Do this: Reproduce nothing except the lines between the line with "Reproduce this chart" and the line with "W).attr('height', H).attr('fill', '#fff');", both ends included, and please leave out pictures.

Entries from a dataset
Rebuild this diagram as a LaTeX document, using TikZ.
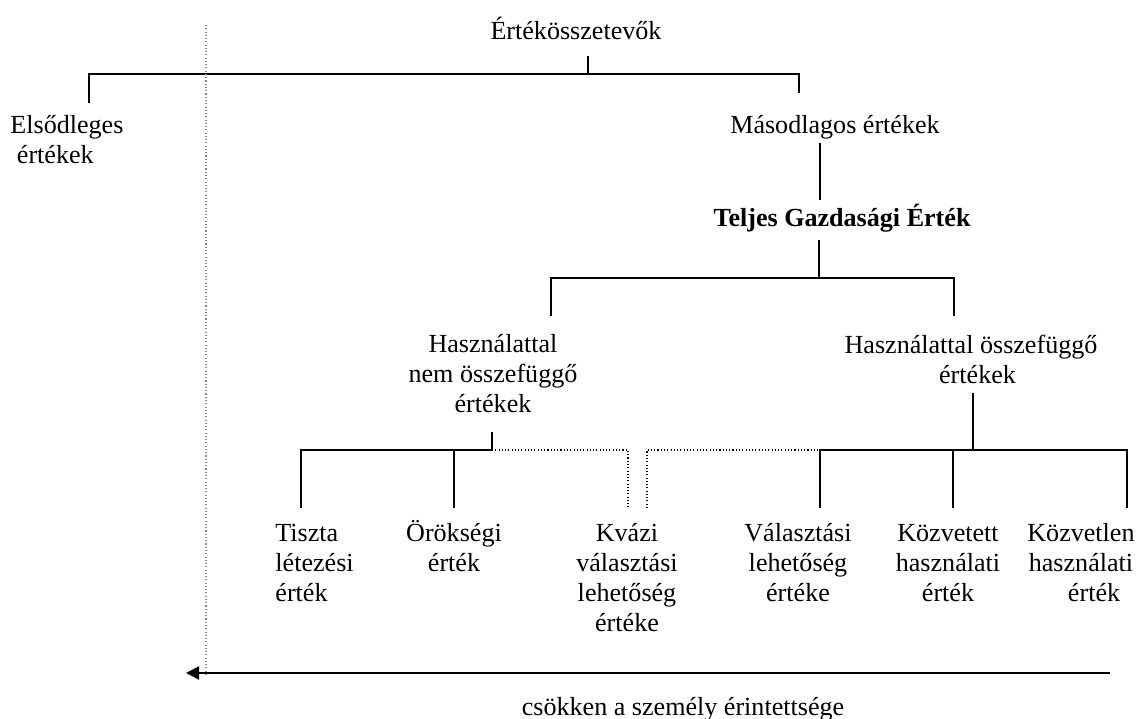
\documentclass[tikz,border=0pt]{standalone}
\usepackage{fontspec}
\setmainfont{Liberation Serif}
\usetikzlibrary{arrows.meta}

\tikzset{
  lbl/.style={inner sep=0pt, anchor=base, align=center, font=\fontsize{12}{13.8}\selectfont},
  brk/.style={line width=1.1pt},
  dotl/.style={line width=0.5pt, densely dotted}
}

\begin{document}
\begin{tikzpicture}[x=0.46pt, y=-0.46pt]
            \useasboundingbox (0,0) rectangle (1141,719);
            % labels (multi-line ones sit on their last baseline)
            \node[lbl]                                 (tot)      at ( 576, 39) {Értékösszetevők};
            \node[lbl, align=left, anchor=base west]   (prim)     at (  10,163) {Elsődleges\\\hspace*{3pt}értékek};
            \node[lbl]                                 (sec)      at ( 835,133) {Másodlagos értékek};
            \node[lbl, font=\fontsize{12}{13.8}\selectfont\bfseries]
                                                       (teg)      at ( 842,226) {Teljes Gazdasági Érték};
            \node[lbl]                                 (nuse)     at ( 493,412) {Használattal\\nem összefüggő\\értékek};
            \node[lbl]                                 (use)      at ( 971,383) {Használattal összefüggő\\\hspace*{6pt}értékek};
            \node[lbl, align=left, anchor=base west]   (pure)     at ( 275,601) {Tiszta\\létezési\\érték};
            \node[lbl]                                 (bequest)  at ( 454,571) {Örökségi\\érték};
            \node[lbl]                                 (quasi)    at ( 627,631) {Kvázi\\választási\\lehetőség\\értéke};
            \node[lbl]                                 (option)   at ( 798,601) {Választási\\lehetőség\\értéke};
            \node[lbl]                                 (indirect) at ( 948,601) {Közvetett\\használati\\érték};
            \node[lbl]                                 (direct)   at (1081,601) {Közvetlen\\használati\\\hspace*{12pt}érték};
            \node[lbl]                                 (decr)     at ( 683,715) {csökken a személy érintettsége};
            % junctions
            \coordinate (tot-j)  at (588, 56);  \coordinate (tot-b)  at (588, 74);
            \coordinate (prim-t) at ( 89,103);  \coordinate (sec-t)  at (799, 93);
            \coordinate (sec-b)  at (820,143);  \coordinate (teg-t)  at (820,200);
            \coordinate (teg-b)  at (819,240);  \coordinate (teg-j)  at (819,278);
            \coordinate (nuse-t) at (551,316);  \coordinate (use-t)  at (954,316);
            \coordinate (nuse-b) at (492,432);  \coordinate (nuse-j) at (492,450);
            \coordinate (use-b)  at (973,393);  \coordinate (use-j)  at (973,450);
            \coordinate (pure-t) at (301,508);  \coordinate (beq-t)  at (454,508);
            \coordinate (qa-t)   at (628,508);  \coordinate (qb-t)   at (647,508);
            \coordinate (opt-t)  at (820,508);  \coordinate (ind-t)  at (953,508);
            \coordinate (dir-t)  at (1127,508);
            \coordinate (arr-s)  at (1110,673); \coordinate (arr-e)  at (186,673);
            \coordinate (lim-t)  at (206, 25);  \coordinate (lim-b)  at (206,676);
            % brackets
            \draw[brk] (tot-j) -- (tot-b);
            \draw[brk] (prim-t) -- (prim-t |- tot-b) -- (sec-t |- tot-b) -- (sec-t);
            \draw[brk] (sec-b) -- (teg-t);
            \draw[brk] (teg-b) -- (teg-j);
            \draw[brk] (nuse-t) -- (nuse-t |- teg-j) -- (use-t |- teg-j) -- (use-t);
            \draw[brk] (nuse-b) -- (nuse-j);
            \draw[brk] (pure-t) -- (pure-t |- nuse-j) -- (nuse-j);
            \draw[brk] (beq-t) -- (beq-t |- nuse-j);
            \draw[dotl] (nuse-j) -- (qa-t |- nuse-j) -- (qa-t);
            \draw[dotl] (qb-t) -- (qb-t |- use-j) -- (opt-t |- use-j);
            \draw[brk] (use-b) -- (use-j);
            \draw[brk] (opt-t) -- (opt-t |- use-j) -- (dir-t |- use-j) -- (dir-t);
            \draw[brk] (ind-t) -- (ind-t |- use-j);
            % limit and direction
            \draw[dotl, gray] (lim-t) -- (lim-b);
            \draw[line width=1pt, -{Triangle[length=6pt, width=6pt]}] (arr-s) -- (arr-e);
\end{tikzpicture}
\end{document}
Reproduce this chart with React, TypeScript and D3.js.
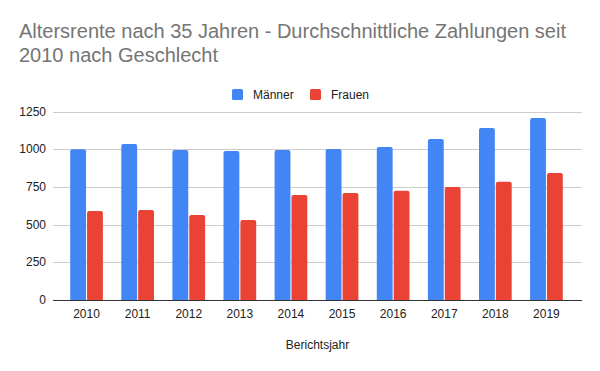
import React, { useEffect, useRef } from 'react';
import * as d3 from 'd3';

const years = ['2010', '2011', '2012', '2013', '2014', '2015', '2016', '2017', '2018', '2019'];
const maenner = [1000, 1035, 996, 989, 996, 1002, 1015, 1068, 1141, 1208];
const frauen = [591, 597, 564, 531, 697, 710, 725, 750, 785, 843];
const yTicks = [0, 250, 500, 750, 1000, 1250];
const seriesNames = ['Männer', 'Frauen'];
const colors = ['#4285F4', '#EA4335'];

const W = 600;
const H = 371;
const FONT = "Arial, 'Liberation Sans', sans-serif";

const App: React.FC = () => {
  const ref = useRef<SVGSVGElement | null>(null);

  useEffect(() => {
    if (!ref.current) return;
    const svg = d3.select(ref.current);
    svg.selectAll('*').remove();

    svg.append('rect').attr('width', W).attr('height', H).attr('fill', '#fff');

    // title
    const title = svg
      .append('text')
      .attr('font-family', FONT)
      .attr('font-size', 20)
      .attr('fill', '#757575');
    title.append('tspan').attr('x', 19).attr('y', 37.5).text('Altersrente nach 35 Jahren - Durchschnittliche Zahlungen seit');
    title.append('tspan').attr('x', 19).attr('y', 62).text('2010 nach Geschlecht');

    // legend
    const legendX = [232, 310];
    seriesNames.forEach((name, i) => {
      const g = svg.append('g').attr('transform', `translate(${legendX[i]},89)`);
      g.append('rect').attr('width', 11).attr('height', 11).attr('rx', 1.5).attr('fill', colors[i]);
      g.append('text')
        .attr('x', 21)
        .attr('y', 10)
        .attr('font-family', FONT)
        .attr('font-size', 12)
        .attr('fill', '#222')
        .text(name);
    });

    const y = d3.scaleLinear().domain([0, 1250]).range([300, 111.6]);
    const x = d3.scaleBand().domain(years).range([61, 572]).paddingInner(0.36).paddingOuter(0.18);
    const inner = d3.scaleBand().domain(seriesNames).range([0, x.bandwidth()]).paddingInner(0.06);

    // grid
    svg
      .append('g')
      .selectAll('line')
      .data(yTicks.filter((t) => t > 0))
      .enter()
      .append('line')
      .attr('x1', 53)
      .attr('x2', 582)
      .attr('y1', (d) => Math.round(y(d)) + 0.5)
      .attr('y2', (d) => Math.round(y(d)) + 0.5)
      .attr('stroke', '#cccccc')
      .attr('stroke-width', 1);

    // y labels
    svg
      .append('g')
      .selectAll('text')
      .data(yTicks)
      .enter()
      .append('text')
      .attr('x', 46)
      .attr('y', (d) => y(d) + 4)
      .attr('text-anchor', 'end')
      .attr('font-family', FONT)
      .attr('font-size', 12)
      .attr('fill', '#222')
      .text((d) => String(d));

    // bars with rounded tops
    const barPath = (x0: number, w: number, top: number, bottom: number) => {
      const r = Math.min(2, w / 2);
      return `M${x0},${bottom}V${top + r}Q${x0},${top} ${x0 + r},${top}H${x0 + w - r}Q${x0 + w},${top} ${x0 + w},${top + r}V${bottom}Z`;
    };
    const series = [maenner, frauen];
    series.forEach((vals, si) => {
      svg
        .append('g')
        .selectAll('path')
        .data(vals)
        .enter()
        .append('path')
        .attr('d', (d, i) => barPath(x(years[i])! + inner(seriesNames[si])!, inner.bandwidth(), y(d), y(0)))
        .attr('fill', colors[si]);
    });

    // baseline
    svg
      .append('line')
      .attr('x1', 53)
      .attr('x2', 582)
      .attr('y1', 300.5)
      .attr('y2', 300.5)
      .attr('stroke', '#333')
      .attr('stroke-width', 1);

    // x labels
    svg
      .append('g')
      .selectAll('text')
      .data(years)
      .enter()
      .append('text')
      .attr('x', (d) => x(d)! + x.bandwidth() / 2)
      .attr('y', 317.5)
      .attr('text-anchor', 'middle')
      .attr('font-family', FONT)
      .attr('font-size', 12)
      .attr('fill', '#222')
      .text((d) => d);

    svg
      .append('text')
      .attr('x', 317.5)
      .attr('y', 348.5)
      .attr('text-anchor', 'middle')
      .attr('font-family', FONT)
      .attr('font-size', 12)
      .attr('fill', '#222')
      .text('Berichtsjahr');
  }, []);

  return <svg ref={ref} width={W} height={H} style={{ position: 'absolute', top: 0, left: 0 }}></svg>;
};

export default App;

Task answer:
Reproduce this chart with React, TypeScript and D3.js.
import React, { useEffect, useRef } from 'react';
import * as d3 from 'd3';

const years = ['2010', '2011', '2012', '2013', '2014', '2015', '2016', '2017', '2018', '2019'];
const maenner = [1000, 1035, 996, 989, 996, 1002, 1015, 1068, 1141, 1208];
const frauen = [591, 597, 564, 531, 697, 710, 725, 750, 785, 843];
const yTicks = [0, 250, 500, 750, 1000, 1250];
const seriesNames = ['Männer', 'Frauen'];
const colors = ['#4285F4', '#EA4335'];

const W = 600;
const H = 371;
const FONT = "Arial, 'Liberation Sans', sans-serif";

const App: React.FC = () => {
  const ref = useRef<SVGSVGElement | null>(null);

  useEffect(() => {
    if (!ref.current) return;
    const svg = d3.select(ref.current);
    svg.selectAll('*').remove();

    svg.append('rect').attr('width', W).attr('height', H).attr('fill', '#fff');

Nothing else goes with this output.